Geoff Goetz: The last piece I’ll leave with, and this will maybe really resonate, maybe it won’t as much. I’m at the Achieve Institute and our job is to help people have tools to look at things from a new perspective to maximize, let’s just say sales in this particular situation.

One piece that I would leave the listeners with is if you’re in a sales interaction, you’re going into one or you’re preparing for one, really connect to what right looks like. What does success look like for this if it really went well? If I showed up strong, what would that look like? Start building the future you want for how you’re going to show up, so when you get there, you’re mentally prepared for anything that could come your way.

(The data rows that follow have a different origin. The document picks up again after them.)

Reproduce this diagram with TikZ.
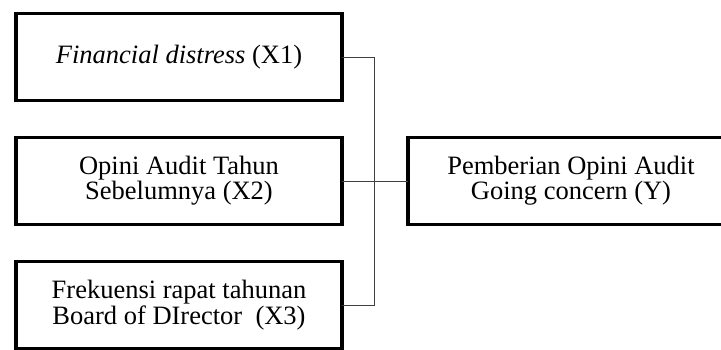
\documentclass[tikz,border=0pt]{standalone}
\usepackage{fontspec}
\setmainfont{Liberation Serif}
\usetikzlibrary{positioning}

\begin{document}
\begin{tikzpicture}[
  box/.style={draw, line width=3.2pt, outer sep=0pt, minimum width=326pt, minimum height=87pt, inner sep=2pt, align=center, font=\fontsize{26.5}{21.5}\selectfont},
  link/.style={draw=black!75, line width=1pt}
]
\useasboundingbox (0,0) rectangle (721pt,-349pt);
\clip (0,0) rectangle (721pt,-349pt);
% 自变量(左列)
\node[box] (x1) at (179pt,-57pt) {\textit{Financial distress} (X1)};
\node[box, below=37pt of x1] (x2) {Opini Audit Tahun\\Sebelumnya (X2)};
\node[box, below=37pt of x2] (x3) {Frekuensi rapat tahunan\\Board of DIrector~~(X3)};
% 因变量(右侧,超出画面)
\node[box, right=66pt of x2] (y) {Pemberian Opini Audit\\Going concern (Y)};
% 连线
\coordinate[right=32.5pt of x2] (jx);
\draw[link] (x1) -| (jx) |- (x3);
\draw[link] (x2) -- (y);
\end{tikzpicture}
\end{document}
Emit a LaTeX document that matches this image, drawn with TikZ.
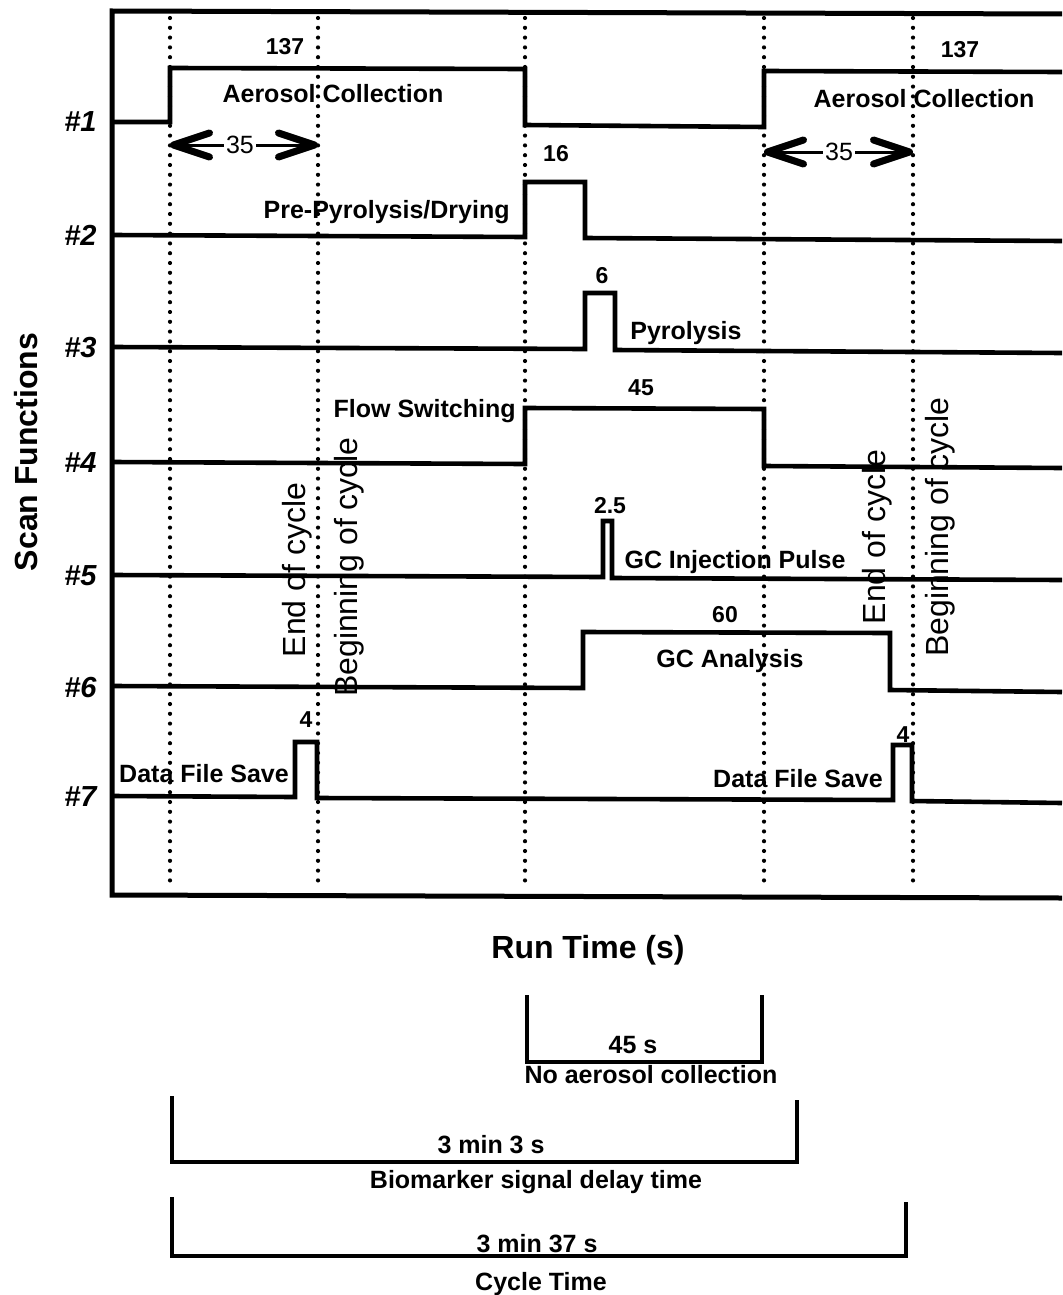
\documentclass[tikz,border=0pt]{standalone}
\usepackage{fontspec}
\setmainfont{Liberation Sans}
\usetikzlibrary{arrows.meta}
\newcommand{\lblfont}{\bfseries\fontsize{12.5}{15}\selectfont}
\newcommand{\numfont}{\bfseries\fontsize{11.5}{14}\selectfont}

\begin{document}
\begin{tikzpicture}[x=0.5pt, y=-0.5pt,
    signal/.style={line width=2.3pt, line join=miter},
    dotline/.style={line width=2.1pt, line cap=round, dash pattern=on 0pt off 4.9pt},
    bracket/.style={line width=1.8pt},
    lbl/.style={font=\lblfont, anchor=base, inner sep=0pt},
    num/.style={font=\numfont, anchor=base, inner sep=0pt},
    cyc/.style={font=\fontsize{16}{19}\selectfont, rotate=90, anchor=base, inner sep=0pt},
    dimarrow/.style={line width=1.5pt, -{Straight Barb[length=18pt, width=12pt, line width=3.5pt, round]}}]
    \useasboundingbox (0,0) rectangle (1062,1295);

    % --- Frame ---
    \draw[line width=2.5pt] (1062,14) -- (112,11) -- (112,895) -- (1062,898);

    % --- Event times (dotted) ---
    \foreach \t/\nm in {170/tA, 318/tB, 525/tC, 764/tD, 913/tE} {
        \coordinate (\nm) at (\t,18);
        \draw[dotline] (\nm) -- (\t,890);
    }

    % --- Axis labels ---
    \node[font=\bfseries\fontsize{16}{19}\selectfont, rotate=90] (scanlbl) at (26,452) {Scan Functions};
    \node[font=\bfseries\fontsize{16}{19}\selectfont, anchor=base] (runlbl) at (588,958) {Run Time (s)};
    \foreach \k/\y in {1/122, 2/235, 3/348, 4/463, 5/576, 6/688, 7/797}
        \node[font=\bfseries\itshape\fontsize{14.5}{17}\selectfont, anchor=east, inner sep=0pt] (row\k) at (97,\y) {\#\k};

    % --- Waveforms ---
    \draw[signal] (112,122) -- (170,122) -- (170,68) -- (525,69) -- (525,125) -- (764,127) -- (764,71) -- (1062,72);
    \draw[signal] (112,235) -- (525,237) -- (525,182) -- (585,182) -- (585,238) -- (1062,241);
    \draw[signal] (112,347) -- (585,349) -- (585,293) -- (615,293) -- (615,350) -- (1062,353);
    \draw[signal] (112,462) -- (525,464) -- (525,408) -- (764,409) -- (764,466) -- (1062,468);
    \draw[signal] (112,575) -- (603,577) -- (603,521) -- (612,521) -- (612,578) -- (1062,580);
    \draw[signal] (112,686) -- (583,688) -- (583,632) -- (890,633) -- (890,690) -- (1062,692);
    \draw[signal] (112,796) -- (295,797) -- (295,742) -- (317,742) -- (317,798) -- (893,800)
        -- (893,745) -- (912,745) -- (912,801) -- (1062,803);

    % --- Durations and names ---
    \node[num] (d137a) at (285,55) {137};
    \node[lbl] (aeroa) at (333,103) {Aerosol Collection};
    \node[num] (d137b) at (960,58) {137};
    \node[lbl] (aerob) at (924,108) {Aerosol Collection};
    \node[num] (d16) at (556,162) {16};
    \node[lbl, anchor=base east] (prepyro) at (510,218) {Pre-Pyrolysis/Drying};
    \node[num] (d6) at (602,283) {6};
    \node[lbl, anchor=base west] (pyro) at (630,339) {Pyrolysis};
    \node[lbl, anchor=base east] (flow) at (516,417) {Flow Switching};
    \node[num] (d45) at (641,395) {45};
    \node[num] (d25) at (610,513) {2.5};
    \node[lbl] (inject) at (735,568) {GC Injection Pulse};
    \node[num] (d60) at (725,622) {60};
    \node[lbl] (gcan) at (730,667) {GC Analysis};
    \node[lbl] (savea) at (204,782) {Data File Save};
    \node[num] (d4a) at (306,727) {4};
    \node[lbl] (saveb) at (798,787) {Data File Save};
    \node[num] (d4b) at (903,742) {4};

    % --- 35 s spans ---
    \node[font=\fontsize{12.5}{15}\selectfont, inner sep=1pt] (d35a) at (240,145) {35};
    \draw[dimarrow] (d35a) -- (tA |- d35a);
    \draw[dimarrow] (d35a) -- (tB |- d35a);
    \node[font=\fontsize{12.5}{15}\selectfont, inner sep=1pt] (d35b) at (839,152) {35};
    \draw[dimarrow] (d35b) -- (tD |- d35b);
    \draw[dimarrow] (d35b) -- (tE |- d35b);

    % --- Cycle markers ---
    \node[cyc] (enda) at (305,570) {End of cycle};
    \node[cyc] (bega) at (357,567) {Beginning of cycle};
    \node[cyc] (endb) at (885,537) {End of cycle};
    \node[cyc] (begb) at (948,527) {Beginning of cycle};

    % --- Brackets below ---
    \draw[bracket] (527,995) |- (762,1062) -- (762,995);
    \node[lbl] (t45) at (633,1053) {45 s};
    \node[lbl] (noaero) at (651,1083) {No aerosol collection};
    \draw[bracket] (172,1096) |- (797,1162) -- (797,1100);
    \node[lbl] (t303) at (491,1153) {3 min 3 s};
    \node[lbl] (delay) at (536,1188) {Biomarker signal delay time};
    \draw[bracket] (172,1197) |- (906,1256) -- (906,1202);
    \node[lbl] (t337) at (537,1252) {3 min 37 s};
    \node[lbl] (cycle) at (541,1290) {Cycle Time};
\end{tikzpicture}
\end{document}
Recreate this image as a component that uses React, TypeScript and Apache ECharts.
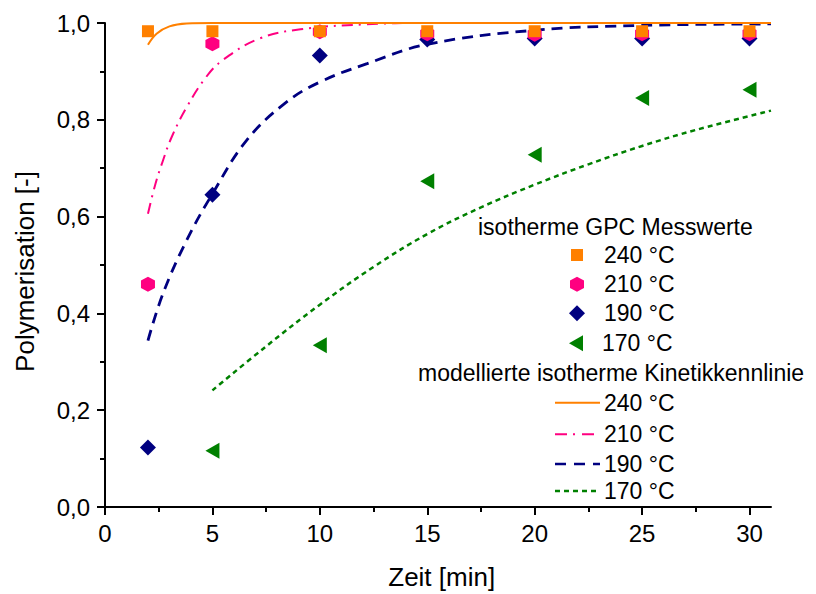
import React, { useEffect, useRef } from 'react';
import * as echarts from 'echarts';

const FONT = '"Liberation Sans", Arial, Helvetica, sans-serif';

const tempLabels = ['240 °C', '210 °C', '190 °C', '170 °C'];
const colors = ['#FF8000', '#FF0080', '#000080', '#008000'];
const xTicks = [0, 5, 10, 15, 20, 25, 30];
const xMinorTicks = [2.5, 7.5, 12.5, 17.5, 22.5, 27.5];

// measured values (Zeit [min], Polymerisation [-])
const meas240 = [[2, 0.983], [5, 0.983], [10, 0.983], [15, 0.983], [20, 0.983], [25, 0.983], [30, 0.983]];
const meas210 = [[2, 0.46], [5, 0.957], [10, 0.982], [15, 0.978], [20, 0.977], [25, 0.978], [30, 0.978]];
const meas190 = [[2, 0.123], [5, 0.645], [10, 0.933], [15, 0.966], [20, 0.968], [25, 0.968], [30, 0.968]];
const meas170 = [[5, 0.116], [10, 0.334], [15, 0.673], [20, 0.728], [25, 0.845], [30, 0.862]];

// modelled kinetics curves
const model240 = [[2, 0.955], [2.4, 0.978], [3, 0.993], [3.8, 0.999], [5, 1], [31, 1]];
const model210 = [[2, 0.606], [2.35, 0.668], [2.7, 0.716], [3.1, 0.764], [3.8, 0.826], [4.7, 0.888], [5.5, 0.924], [7.2, 0.968], [9.1, 0.987], [12, 0.997], [15, 1], [31, 1]];
const model190 = [[2, 0.344], [2.7, 0.441], [3.8, 0.551], [5, 0.647], [6.6, 0.758], [8.4, 0.835], [10, 0.878], [12.2, 0.916], [15, 0.956], [20, 0.985], [25, 0.995], [31, 0.998]];
const model170 = [[5, 0.241], [7.5, 0.332], [10, 0.418], [12.5, 0.496], [15, 0.564], [17.5, 0.619], [20, 0.666], [22.5, 0.708], [25, 0.746], [27.5, 0.779], [31, 0.819]];

const HEX = 'path://M5,0L10,2.9L10,8.7L5,11.6L0,8.7L0,2.9Z';
const TRI_LEFT = 'path://M0,5L10,0L10,10Z';

export default function App() {
  const ref = useRef<HTMLDivElement>(null);

  useEffect(() => {
    if (!ref.current) return;
    const chart = echarts.init(ref.current, null, { renderer: 'svg' });

    const lineSeries = (name: string, data: number[][], color: string, width: number, type: any) => ({
      name,
      type: 'line',
      data,
      smooth: 0.4,
      symbol: 'none',
      showSymbol: false,
      z: 2,
      lineStyle: { color, width, type },
    });

    const scatterSeries = (name: string, data: number[][], color: string, symbol: string, size: any) => ({
      name,
      type: 'scatter',
      data,
      symbol,
      symbolSize: size,
      z: 3,
      itemStyle: { color, opacity: 1 },
    });

    const txt = (text: string, x: number, y: number, size = 23) => ({
      type: 'text',
      x,
      y,
      style: {
        text,
        fontSize: size,
        fontFamily: FONT,
        fill: '#000',
        verticalAlign: 'middle',
        align: 'left',
      },
    });

    const mx = 577;
    const my = [255, 284.3, 313.3, 343.3];
    const ly = [402.7, 434.3, 464, 491];

    const hexPts = (cx: number, cy: number) => [
      [cx, cy - 7.5], [cx + 7, cy - 3.75], [cx + 7, cy + 3.75], [cx, cy + 7.5], [cx - 7, cy + 3.75], [cx - 7, cy - 3.75],
    ];

    const graphic: any[] = [
      {
        type: 'text', x: 441.7, y: 577,
        style: { text: 'Zeit [min]', fontSize: 26, fontFamily: FONT, fill: '#000', align: 'center', verticalAlign: 'middle' },
      },
      {
        type: 'text', x: 25, y: 271.5, rotation: Math.PI / 2,
        style: { text: 'Polymerisation [-]', fontSize: 26, fontFamily: FONT, fill: '#000', align: 'center', verticalAlign: 'middle' },
      },
      txt('isotherme GPC Messwerte', 478, 227),
      { type: 'rect', shape: { x: mx - 6, y: my[0] - 6, width: 12, height: 12 }, style: { fill: colors[0] } },
      { type: 'polygon', shape: { points: hexPts(mx, my[1]) }, style: { fill: colors[1] } },
      { type: 'polygon', shape: { points: [[mx, my[2] - 8], [mx + 8, my[2]], [mx, my[2] + 8], [mx - 8, my[2]]] }, style: { fill: colors[2] } },
      { type: 'polygon', shape: { points: [[mx - 8, my[3]], [mx + 6, my[3] - 8], [mx + 6, my[3] + 8]] }, style: { fill: colors[3] } },
      txt(tempLabels[0], 604, my[0]),
      txt(tempLabels[1], 604, my[1]),
      txt(tempLabels[2], 604, my[2]),
      txt(tempLabels[3], 602, my[3]),
      txt('modellierte isotherme Kinetikkennlinie', 418, 372.7),
      { type: 'line', shape: { x1: 555, y1: ly[0], x2: 600, y2: ly[0] }, style: { stroke: colors[0], lineWidth: 2 } },
      { type: 'line', shape: { x1: 555, y1: ly[1], x2: 600, y2: ly[1] }, style: { stroke: colors[1], lineWidth: 2, lineDash: [12, 6, 2, 7] } },
      { type: 'line', shape: { x1: 555, y1: ly[2], x2: 600, y2: ly[2] }, style: { stroke: colors[2], lineWidth: 2.5, lineDash: [11, 8] } },
      { type: 'line', shape: { x1: 555, y1: ly[3], x2: 600, y2: ly[3] }, style: { stroke: colors[3], lineWidth: 2.5, lineDash: [5, 4] } },
      txt(tempLabels[0], 604, ly[0]),
      txt(tempLabels[1], 604, ly[1]),
      txt(tempLabels[2], 604, ly[2]),
      txt(tempLabels[3], 604, ly[3]),
    ];

    chart.setOption({
      animation: false,
      backgroundColor: '#fff',
      grid: { left: 105, right: 45, top: 23, bottom: 87, containLabel: false, outerBoundsMode: 'none' },
      xAxis: [
        {
          type: 'value', min: 0, max: 31, interval: 5, position: 'bottom',
          axisLine: { show: true, onZero: false, lineStyle: { color: '#000', width: 2 } },
          axisTick: { show: true, inside: false, length: 8, customValues: xTicks, lineStyle: { color: '#000', width: 2 } },
          minorTick: { show: false },
          splitLine: { show: false },
          axisLabel: { customValues: xTicks, fontSize: 24, fontFamily: FONT, color: '#000', margin: 14 },
        },
        {
          type: 'value', min: 0, max: 31, interval: 5, position: 'bottom',
          axisLine: { show: false },
          axisTick: { show: true, inside: false, length: 5, customValues: xMinorTicks, lineStyle: { color: '#000', width: 2 } },
          splitLine: { show: false },
          axisLabel: { show: false },
        },
      ],
      yAxis: {
        type: 'value', min: 0, max: 1, interval: 0.2,
        axisLine: { show: true, onZero: false, lineStyle: { color: '#000', width: 2 } },
        axisTick: { show: true, inside: false, length: 8, lineStyle: { color: '#000', width: 2 } },
        minorTick: { show: true, splitNumber: 2, length: 5, lineStyle: { color: '#000', width: 2 } },
        splitLine: { show: false },
        axisLabel: {
          fontSize: 24, fontFamily: FONT, color: '#000', margin: 15,
          formatter: (v: number) => v.toFixed(1).replace('.', ','),
        },
      },
      series: [
        lineSeries('170 °C Modell', model170, colors[3], 2.5, [5, 4]),
        lineSeries('190 °C Modell', model190, colors[2], 2.8, [11, 7]),
        lineSeries('210 °C Modell', model210, colors[1], 2, [11, 6, 2, 6]),
        lineSeries('240 °C Modell', model240, colors[0], 2, 'solid'),
        scatterSeries('170 °C', meas170, colors[3], TRI_LEFT, [14, 16]),
        scatterSeries('190 °C', meas190, colors[2], 'diamond', [16, 16]),
        scatterSeries('210 °C', meas210, colors[1], HEX, [14, 15]),
        scatterSeries('240 °C', meas240, colors[0], 'rect', [12, 12]),
      ],
      graphic,
    });

    return () => chart.dispose();
  }, []);

  return <div ref={ref} style={{ width: 816, height: 594, position: 'absolute', left: 0, top: 0 }} />;
}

By the way, just by creating the future that you want versus the one you don’t want actually starts bringing a stronger version of yourself and you’re ready for other things. If you’re not ready to do them, then you’re not connected to that strong future and you can actually get derailed quite easily. But we need to be prepared for anything and be at our best, just connecting to that will really help as you’re going into sales engagements.

Fred Diamond: Mike O’Connor, bring us home.

Mike O’Connor: I would just say for me, the biggest thing is being persistent, staying with something. If you’re not where you’re want to be, stay with it. I know sales can be a mental grind sometimes, much like baseball. For me, I think being realistic with the time and the work that’s necessary to be the best in a sales career.

Fred Diamond: Once again, gentlemen, Geoff Goetz, Mike O’Connor, thank you all so much. To all our listeners, thank you so much. Tomorrow is our Creativity in Sales, we’re going to keep the baseball theme. We have the great Dave Kurlan who’s the author of Baseline Selling and we’re going to be talking about some of the habits that you need to have as a sales professional to be successful. Gentlemen, thank you so much.